On sortait de ses leçons bien moins contraint que convaincu. Ses doctrines il ne les imposait pas, il les démontrait. Ses principes il les considérait comme un bien commun à toute l'Eglise, comme un dépôt sacré qu'il devait transmettre intact à ses disciples. Il regardait comme un devoir non moins essentiel de leur apprendre à s'éclairer eux-mêmes, à faire usage de leur raison, à remonter jusqu'aux sources de la vérité qui est une et appartient à tous. Cette méthode est large. Pour la pratiquer, il faut beaucoup d'érudition et de travail; mais aussi que les fruits en sont précieux! Elle n'arrête pas l'esprit dans son essor; elle ne lui mesure ni la lumière ni l'espace; elle ne l'enferme pas dans l'enceinte étroite de l'école; elle le transporte au dehors; il se sent libre, il respire pour ainsi dire le grand air; il marche à la clarté du jour, il fournit de ses propres forces la carrière que la Providence a ouverte devant lui, et arrive enfin, d'un pas ferme et sûr, à la pureté et à l'unité de la foi!

Un enseignement si solide, donnant l'exclusion

à l'esprit de secte, aux subtilités de l'école, aux distinctions, aux arguties des Casuistes, était éminemment propre à faire des hommes véritablement éclairés, des hommes d'une science non apprise mais raisonnée, non empruntée mais acquise, en un mot des théologiens capables euxmêmes d'en former d'autres. De son côté le jeune professeur retira le plus grand fruit de son travail. Les Conciles, les pères de l'Eglise, l'Ecriture sainte, l'Histoire ecclésiastique, tout fut revu avec ce soin qu'on apporte à ce qu'on doit enseigner. Les plus hautes questions théologiques lui étaient devenues familières. Pour l'exposition ou la solution de chacune d'elles, il s'était entouré d'une foule d'autorités imposantes, puisées toutes aux sources mêmes de la plus pure orthodoxie. Sa mémoire prodigieuse le dispensait d'écrire beaucoup de choses.
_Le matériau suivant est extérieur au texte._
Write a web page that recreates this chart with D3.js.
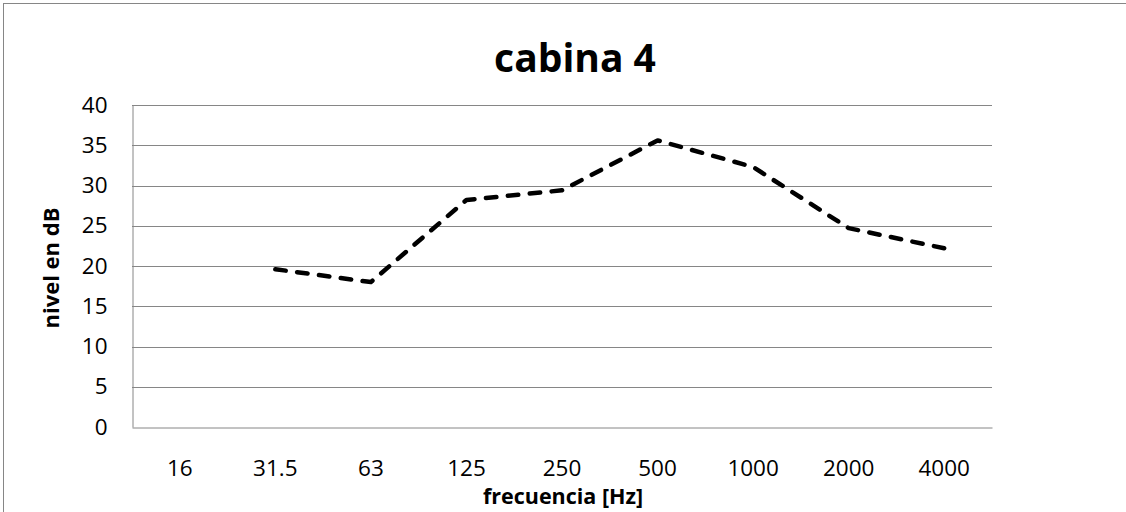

Ses connaissances étaient si nettement classées dans son esprit, qu'il savait toujours où trouver les textes, au besoin. Ce travail de recherches et de classification qu'il dût faire comme professeur, il le continua pendant toute sa vie. Sa tête était si richement et si sûrement meublée, que dans les derniers temps, lorsque sa vue commençait à s'affaiblir, il indiquait à ceux qui écrivaient sous sa dictée, le rayon de sa bibliothèque où se trouvaient les ouvrages à consulter, le volume, souvent même la page contenant les citations à faire, les autorités à produire. Des témoins compétents et dignes de foi

nous ont assuré qu'il possédait le texte entier de la Vulgate aussi bien, mieux peut-être que le plus habile jurisconsulte ne connaît les articles du code.

A l'époque où Louis étudia et professa la théologie, les libertés de l'Eglise gallicane étaient enseignées dans toutes les écoles de France. Ces libertés dont les particularités sont trop nombreuses pour trouver place ici, sont appuyées sur deux maximes fort connexes que la France a toujours tenues pour certaines.

La première est que la puissance donnée par J.-C. à son Eglise ne s'étend ni directement, ni indirectement sur les choses temporelles.

La seconde, que la plénitude de la puissance qu'a le Pape, comme chef de l'Eglise, doit être exercée conformément aux canons reçus par toute l'Eglise, et que lui-même est soumis au jugement du concile universel, dans les cas marqués par le concile de Constance.

Ces maximes, ont été déclarées solennellement par le clergé de France, assemblé à Paris en 1682, comme étant l'ancienne doctrine de l'Eglise gallicane.

L'assemblée de 1682 est l'époque la plus mémorable de l'histoire de cette Eglise, c'est celle où, selon l'illustre biographe de Bossuet, elle a jeté son plus grand éclat; les principes qu'elle a consacrés ont mis le sceau à cette longue suite de services que l'Eglise de France a rendus à la France.